Born in Moscow in 1989, Danila Tkachenko is one of the most appreciated visual artists who works with documentary photography. His images are a look into a restricted Russia and into remote corners of the world – difficult to reach and be seen – made available through the artist’s technique, skills and courage. His photographs describe reality as it is, showing its crudest and cruelest face; revealing the hidden secrets of a state like Russia: rockets for space travel, diesel submarines, vertical take-off planes, military bases for nuclear tests and satellite dishes for interplanetary communications.
Restricted Areas
The project “Restricted Areas” is about the human impulse towards utopia, about our striving for perfection through technological progress.
Humans are always trying to own ever more than they have—this is the source of technical progress.
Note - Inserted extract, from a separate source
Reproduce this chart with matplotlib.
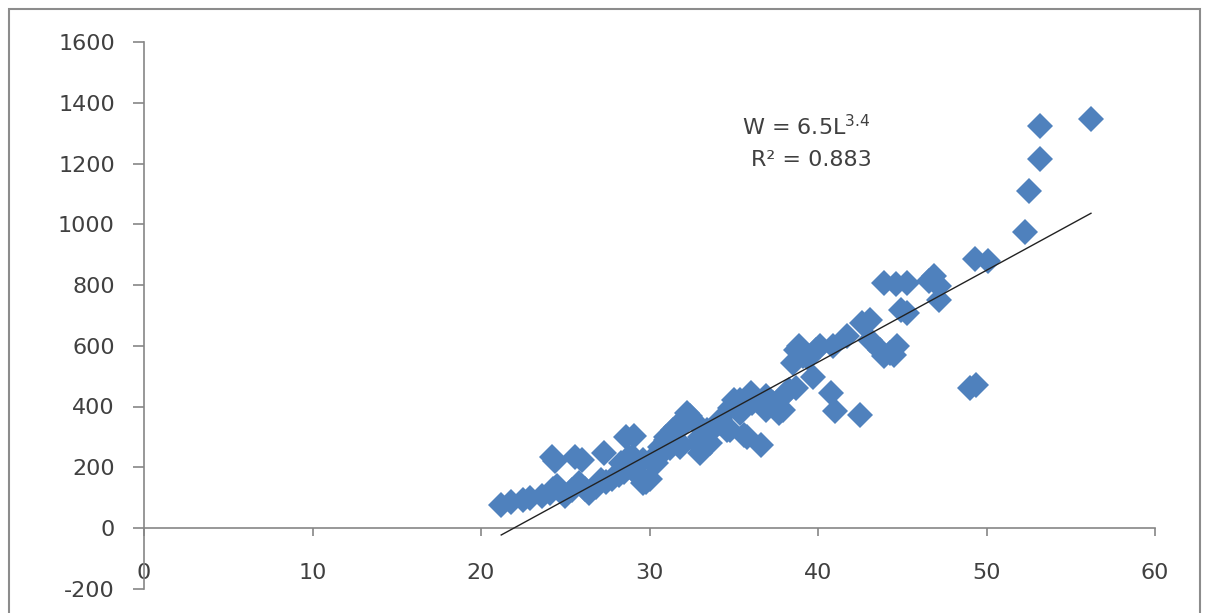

The byproducts of this progress are various commodities as well as the tools of violence in order to hold power over others. Better, higher, stronger—these ideals often express the main ideology of governments. To achieve these standards, governments are ready to sacrifice almost everything. Meanwhile, the individual is supposed to become a tool for reaching these goals. In exchange, the individual is promised a higher level of comfort. For “Restricted Areas,” I traveled in search of places which used to hold great importance for the idea of technological progress. These places are now deserted. They have lost their significance, along with their utopian ideology which is now obsolete. Many of these places were once secret cities, that did not appear on any maps or public records. These places were the sites of forgotten scientific triumphs, abandoned buildings of almost inhuman complexity. The perfect technocratic future that never came. Any progress comes to its end earlier or later and it can happen for different reasons—nuclear war, economic crisis, natural disaster. What’s interesting for me is to witness what remains after the progress has ground to a halt.